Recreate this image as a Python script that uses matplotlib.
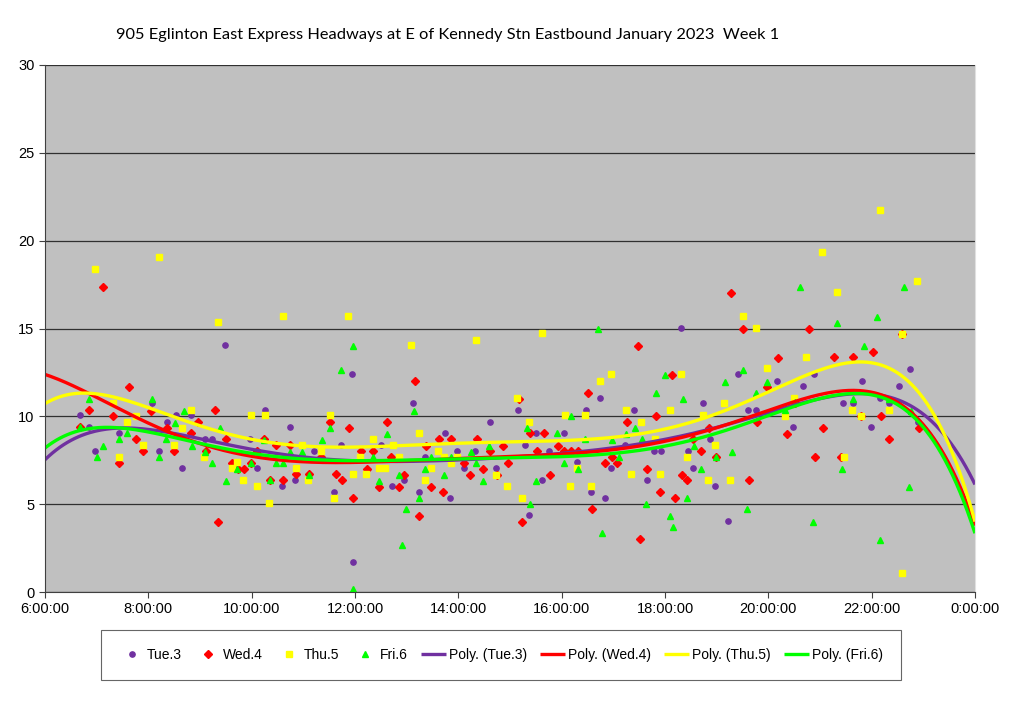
import numpy as np
import matplotlib
matplotlib.use('Agg')
import matplotlib.pyplot as plt

# headways (minutes) by departure time (hours after midnight)
tue_h = [6.68, 6.85, 6.97, 7.43, 8.08, 8.21, 8.36, 8.54, 8.65, 8.83,
         9.48, 10.26, 10.75, 11.94, 11.96, 9.10, 9.24, 9.97, 10.10, 10.59, 10.84, 11.21, 11.59, 11.73,
         13.13, 12.50, 12.95, 12.72, 13.23, 13.35, 13.75, 13.84, 13.97, 14.10, 14.33, 14.61, 14.73,
         15.15, 15.29, 15.51, 15.61, 15.37, 15.75, 16.05, 16.30, 16.47, 16.57, 16.75, 16.84, 16.95,
         17.22, 17.40, 17.65, 17.78, 17.92,
         18.31, 18.73, 18.45, 18.55, 18.87, 18.97, 19.22, 19.42, 19.60, 19.77, 20.16, 20.48, 20.68, 20.88,
         21.82, 21.45, 21.63, 22.16, 22.34, 21.98, 22.52, 22.75, 22.90]
tue_v = [10.07, 9.37, 8.04, 9.07, 10.74, 8.04, 9.69, 10.07, 7.06, 10.07,
         14.04, 10.36, 9.37, 12.39, 1.73, 8.71, 8.71, 8.71, 7.04, 6.03, 6.37, 8.04, 5.71, 8.37,
         10.74, 8.37, 6.37, 6.03, 5.71, 7.70, 9.03, 5.37, 8.04, 7.04, 8.04, 9.69, 7.04,
         10.36, 8.37, 9.03, 6.37, 4.38, 8.04, 9.03, 7.38, 10.36, 5.71, 11.06, 5.37, 7.04,
         8.37, 10.36, 6.37, 8.04, 8.04,
         15.04, 10.74, 8.04, 7.04, 8.71, 6.03, 4.04, 12.39, 10.36, 10.36, 12.03, 9.37, 11.72, 12.39,
         12.03, 10.74, 10.74, 11.04, 10.74, 9.37, 11.72, 12.69, 9.69]

wed_h = [7.13, 6.85, 7.63, 7.31, 7.77, 7.43, 8.37, 8.50, 8.83, 8.96, 6.68, 8.06, 7.90,
         9.29, 9.34, 9.50, 9.61, 9.86, 10.11, 10.24, 10.36, 10.48, 10.61, 10.75, 10.85, 11.11,
         11.35, 11.52, 11.63, 11.74, 11.88, 11.97, 9.12, 9.73, 9.98,
         13.16, 12.62, 12.11, 12.35, 12.23, 12.47, 12.85, 12.95, 13.24, 13.37, 13.48, 13.62, 13.71,
         13.86, 14.11, 14.23, 14.37, 14.48, 14.61, 14.74, 14.86, 14.97, 12.69,
         15.17, 15.39, 15.52, 15.66, 15.77, 15.24, 15.92, 16.05, 16.18, 16.31, 16.51, 16.58, 16.84,
         16.97, 17.08, 17.26, 17.48, 17.52, 17.65, 17.82, 17.91,
         19.27, 19.51, 20.78, 20.19, 18.13, 19.98, 18.86, 18.55, 18.69, 18.99, 19.79, 20.36, 20.91,
         18.33, 18.42, 18.19, 19.62, 20.52,
         21.28, 21.63, 22.03, 21.06, 21.41, 21.80, 22.19, 22.34, 22.92, 22.58]
wed_v = [17.38, 10.34, 11.69, 10.04, 8.69, 7.36, 9.36, 8.02, 9.03, 9.69, 9.40, 10.32, 8.02,
         10.34, 4.00, 8.69, 7.36, 7.02, 8.02, 8.69, 6.37, 8.37, 6.37, 8.37, 6.70, 6.70,
         7.70, 9.68, 6.70, 6.37, 9.36, 5.37, 8.02, 7.02, 7.36,
         11.99, 9.68, 8.02, 8.02, 7.02, 5.99, 5.99, 6.66, 4.34, 8.33, 5.99, 8.69, 5.67,
         8.69, 7.36, 6.66, 8.69, 7.02, 8.02, 6.66, 8.33, 7.36, 7.66,
         11.00, 9.03, 8.02, 9.03, 6.66, 4.00, 8.33, 8.02, 8.02, 8.02, 11.33, 4.71, 7.36,
         7.70, 7.36, 9.68, 14.00, 3.00, 7.02, 10.02, 5.67,
         17.04, 15.00, 15.00, 13.34, 12.35, 11.69, 9.36, 8.69, 8.02, 7.70, 9.68, 8.99, 7.70,
         6.66, 6.37, 5.33, 6.37, 10.74,
         13.36, 13.36, 13.68, 9.36, 7.70, 10.02, 10.02, 8.69, 9.36, 14.68]

thu_h = [6.97, 8.21, 7.31, 7.59, 7.77, 7.43, 7.90, 8.50, 8.66, 8.83,
         9.35, 10.61, 11.86, 9.99, 10.25, 11.51, 9.08, 9.62, 9.72, 9.83, 10.10, 10.34, 10.85, 10.98,
         11.09, 11.35, 11.60, 11.97,
         13.09, 14.34, 13.24, 12.35, 12.21, 12.47, 12.59, 12.73, 12.85, 13.35, 13.47, 13.61, 13.73,
         13.85, 13.98, 14.73, 14.94, 12.10,
         15.61, 16.95, 16.75, 15.13, 15.37, 16.06, 16.45, 17.25, 17.53, 15.23, 16.17, 16.29, 16.56,
         17.35, 17.91, 17.81,
         19.51, 19.77, 18.30, 20.72, 19.98, 18.10, 18.73, 19.15, 18.97, 18.42, 18.84, 19.26, 20.32, 20.50,
         22.16, 21.04, 21.33, 22.88, 22.58, 21.61, 21.80, 22.33, 21.47, 22.59]
thu_v = [18.38, 19.09, 10.74, 9.69, 10.04, 7.70, 8.37, 8.37, 9.36, 10.36,
         15.38, 15.71, 15.71, 10.07, 10.07, 10.07, 7.70, 7.04, 7.38, 6.37, 6.03, 5.05, 7.04, 8.37,
         6.37, 8.04, 5.37, 6.70,
         14.04, 14.34, 9.03, 8.71, 6.70, 7.04, 7.04, 8.37, 7.70, 6.37, 7.04, 8.04, 7.70,
         7.36, 7.70, 6.66, 6.03, 7.70,
         14.72, 12.39, 12.03, 11.02, 9.69, 10.06, 10.06, 10.36, 9.69, 5.37, 6.03, 7.04, 6.03,
         6.70, 6.70, 8.71,
         15.71, 15.04, 12.39, 13.39, 12.73, 10.36, 10.07, 10.74, 8.37, 7.70, 6.37, 6.37, 10.04, 11.02,
         21.74, 19.37, 17.06, 17.72, 14.68, 10.36, 10.02, 10.36, 7.70, 1.06]

fri_h = [6.85, 7.13, 7.00, 7.43, 8.08, 8.21, 8.35, 8.52, 8.69, 8.84, 7.59, 6.68,
         11.97, 11.73, 9.39, 9.24, 9.50, 10.24, 10.48, 10.61, 10.74, 10.98, 11.11, 11.37, 11.52,
         11.97, 9.10, 9.72, 10.35, 9.98,
         13.15, 12.61, 12.35, 12.47, 12.85, 12.99, 12.90, 13.24, 13.36, 13.48, 13.72, 13.86, 14.24,
         14.35, 14.47, 14.60,
         16.71, 15.32, 15.39, 15.50, 15.90, 16.04, 16.19, 16.32, 16.45, 16.79, 16.97, 17.11, 17.24,
         17.41, 17.55, 17.63, 17.82, 18.00,
         18.34, 19.17, 19.51, 19.77, 20.61, 19.98, 18.56, 18.69, 18.99, 19.29, 18.43, 18.10, 18.16,
         19.59, 20.87, 20.32, 20.52,
         21.32, 22.10, 22.62, 21.85, 21.63, 22.33, 21.43, 22.73, 22.16, 22.76]
fri_v = [10.96, 8.33, 7.66, 8.69, 10.98, 7.66, 8.69, 9.64, 10.32, 8.33, 9.03, 9.40,
         14.00, 12.63, 9.36, 7.36, 6.33, 8.65, 7.32, 7.32, 7.99, 7.99, 6.66, 8.65, 9.36,
         0.15, 7.99, 7.00, 6.37, 7.36,
         10.32, 8.99, 7.66, 6.33, 6.66, 4.71, 2.67, 5.33, 7.00, 7.66, 6.66, 7.66, 7.99,
         7.32, 6.33, 8.33,
         15.00, 9.36, 4.99, 6.33, 9.03, 7.32, 10.02, 7.00, 8.69, 3.34, 8.65, 7.66, 8.99,
         9.36, 8.69, 4.99, 11.31, 12.35,
         10.98, 11.97, 12.63, 11.31, 17.34, 11.97, 8.33, 7.00, 7.66, 7.99, 5.33, 4.33, 3.68,
         4.71, 4.00, 10.36, 10.83,
         15.33, 15.67, 17.34, 14.00, 10.96, 10.96, 7.00, 5.99, 2.96, 10.32]

# polynomial trendlines, values
trend_h = [6, 7, 8, 9, 10, 11, 12, 13, 14, 15, 16, 17, 18, 19, 20, 21, 22, 23, 23.5, 24]
tue_trend = [7.5, 9.2, 9.35, 8.65, 8.1, 7.6, 7.47, 7.5, 7.6, 7.7, 7.9, 8.15, 8.6, 9.3,
             10.2, 11.2, 11.4, 10.0, 8.3, 6.35]
wed_trend = [12.35, 11.2, 9.5, 8.42, 7.8, 7.42, 7.36, 7.45, 7.6, 7.7, 7.9, 8.12, 8.56, 9.32,
             10.26, 11.3, 11.5, 9.5, 7.1, 3.9]
thu_trend = [10.7, 11.3, 10.6, 9.3, 8.75, 8.33, 8.18, 8.37, 8.52, 8.56, 8.65, 8.84, 9.15, 10.07,
             11.4, 12.73, 13.24, 10.9, 8.1, 4.2]
fri_trend = [8.2, 9.3, 9.22, 8.42, 7.89, 7.51, 7.47, 7.51, 7.61, 7.7, 7.74, 7.89, 8.2, 8.93,
             10.07, 11.1, 11.4, 9.3, 6.75, 3.55]

tick_hours = [6, 8, 10, 12, 14, 16, 18, 20, 22, 24]
tick_labels = ['6:00:00', '8:00:00', '10:00:00', '12:00:00', '14:00:00', '16:00:00',
               '18:00:00', '20:00:00', '22:00:00', '0:00:00']

PURPLE = '#7030A0'
RED = '#FF0000'
YELLOW = '#FFFF00'
GREEN = '#00FF00'

plt.rcParams['font.family'] = ['Liberation Sans', 'DejaVu Sans']


def poly_curve(values, deg=6):
    # smooth polynomial through the read trend values, like Excel's poly trendline
    t = (np.array(trend_h) - 15.0) / 9.0
    coef = np.polyfit(t, values, deg)
    xs = np.linspace(6, 24, 500)
    return xs, np.polyval(coef, (xs - 15.0) / 9.0)


fig = plt.figure(figsize=(10.24, 7.02), dpi=100)
ax = fig.add_axes([45 / 1024, 1 - 592 / 702, 930 / 1024, 527 / 702])
ax.set_facecolor('#C0C0C0')

ax.plot(tue_h, tue_v, linestyle='none', marker='o', ms=3.8, color=PURPLE, mec=PURPLE, label='Tue.3')
ax.plot(wed_h, wed_v, linestyle='none', marker='D', ms=4.2, color=RED, mec=RED, label='Wed.4')
ax.plot(thu_h, thu_v, linestyle='none', marker='s', ms=3.8, color=YELLOW, mec=YELLOW, label='Thu.5')
ax.plot(fri_h, fri_v, linestyle='none', marker='^', ms=4.2, color=GREEN, mec=GREEN, label='Fri.6')

for vals, col, lab in [(tue_trend, PURPLE, 'Poly. (Tue.3)'), (wed_trend, RED, 'Poly. (Wed.4)'),
                       (thu_trend, YELLOW, 'Poly. (Thu.5)'), (fri_trend, GREEN, 'Poly. (Fri.6)')]:
    xs, ys = poly_curve(vals)
    ax.plot(xs, ys, color=col, lw=2.4, label=lab, solid_capstyle='butt')

ax.set_xlim(6, 24)
ax.set_ylim(0, 30)
ax.set_xticks(tick_hours)
ax.set_xticklabels(tick_labels)
ax.set_yticks(range(0, 31, 5))
ax.tick_params(axis='both', labelsize=10.5, direction='out', length=4, color='#404040')
ax.grid(axis='y', color='#303030', lw=0.9)
ax.set_axisbelow(True)
ax.spines['top'].set_visible(False)
ax.spines['right'].set_color('#E0E0E0')
ax.spines['left'].set_color('#404040')
ax.spines['bottom'].set_color('#404040')

fig.text(448 / 1024, 1 - 35 / 702,
         '905 Eglinton East Express Headways at E of Kennedy Stn Eastbound January 2023  Week 1',
         ha='center', va='center', fontsize=11.8, family=['Lato', 'DejaVu Sans'])

handles, labels = ax.get_legend_handles_labels()
leg = fig.legend(handles, labels, loc='center', bbox_to_anchor=(501 / 1024, 1 - 655 / 702),
                 ncol=8, fontsize=10, frameon=True, fancybox=False, edgecolor='#404040',
                 handlelength=1.8, handletextpad=0.2, columnspacing=0.95, borderpad=1.3)
leg.get_frame().set_linewidth(0.8)

fig.savefig('out.png', dpi=100, facecolor='white')
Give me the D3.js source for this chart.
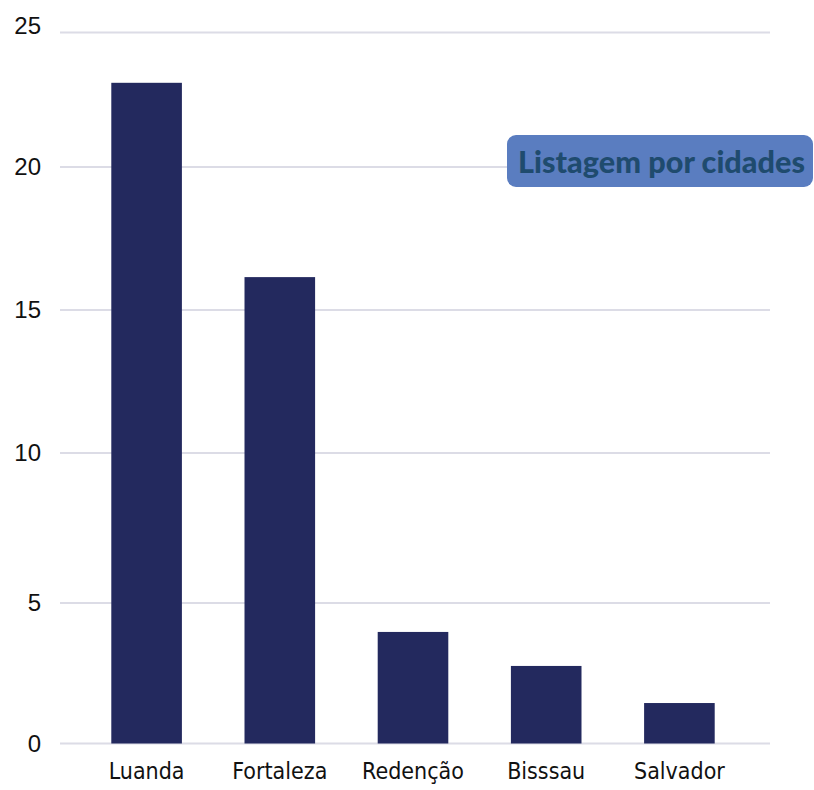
<!DOCTYPE html>
<html>
<head>
<meta charset="utf-8">
<script src="https://cdn.jsdelivr.net/npm/d3@7"></script>
<style>
  body { margin: 0; background: #fff; }
</style>
</head>
<body>
<div id="chart"></div>
<script>
// data
const cities = ["Luanda", "Fortaleza", "Redenção", "Bisssau", "Salvador"];
const counts = [23.13, 16.15, 3.97, 2.76, 1.44];
const yTicks = [0, 5, 10, 15, 20, 25];
const title = "Listagem por cidades";

const width = 814, height = 790;

const svg = d3.select("#chart").append("svg")
  .attr("width", width)
  .attr("height", height);

const x = d3.scaleBand()
  .domain(cities)
  .range([80, 746])
  .paddingInner(0.47)
  .paddingOuter(0.235);

// the source axis is not evenly spaced, so map each tick to its own gridline
const y = d3.scaleLinear()
  .domain(yTicks)
  .range([743.5, 603, 453, 310, 167, 32.5]);

// gridlines
svg.append("g")
  .selectAll("line")
  .data(yTicks)
  .join("line")
  .attr("x1", 60)
  .attr("x2", 770)
  .attr("y1", d => y(d))
  .attr("y2", d => y(d))
  .attr("stroke", "#dcdce6")
  .attr("stroke-width", 2);

// y labels
svg.append("g")
  .selectAll("text")
  .data(yTicks)
  .join("text")
  .attr("x", 41)
  .attr("y", d => y(d) - (d === 25 ? 7 : 0))
  .attr("dy", "0.35em")
  .attr("text-anchor", "end")
  .style("font-family", "'Liberation Sans', Arial, sans-serif")
  .style("font-size", "24px")
  .attr("fill", "#111")
  .text(d => d);

// bars
svg.append("g")
  .selectAll("rect")
  .data(cities)
  .join("rect")
  .attr("x", d => x(d))
  .attr("width", x.bandwidth())
  .attr("y", (d, i) => y(counts[i]))
  .attr("height", (d, i) => y(0) - y(counts[i]))
  .attr("fill", "#23295e");

// x labels
svg.append("g")
  .selectAll("text")
  .data(cities)
  .join("text")
  .attr("x", d => x(d) + x.bandwidth() / 2)
  .attr("y", 779)
  .attr("text-anchor", "middle")
  .style("font-family", "'DejaVu Sans Condensed', sans-serif")
  .style("font-size", "23px")
  .attr("fill", "#111")
  .text(d => d);

// title badge
const badge = svg.append("g");
badge.append("rect")
  .attr("x", 507)
  .attr("y", 135)
  .attr("width", 306)
  .attr("height", 52)
  .attr("rx", 9)
  .attr("fill", "#5a7dc0");
badge.append("text")
  .attr("x", 518)
  .attr("y", 173)
  .attr("textLength", 287)
  .attr("lengthAdjust", "spacingAndGlyphs")
  .style("font-family", "Lato, 'Open Sans', sans-serif")
  .style("font-weight", "900")
  .style("font-size", "31px")
  .attr("fill", "#1f4b6e")
  .text(title);
</script>
</body>
</html>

*Exercise directions*. Give again, please, precisely the lines that begin the records and run through the line with "import matplotlib.pyplot as plt" in it, keeping both end lines and dropping any pictures.

*Task solution*.
Recreate this image as a Python script that uses matplotlib.
import numpy as np
import matplotlib
matplotlib.use('Agg')
import matplotlib.pyplot as plt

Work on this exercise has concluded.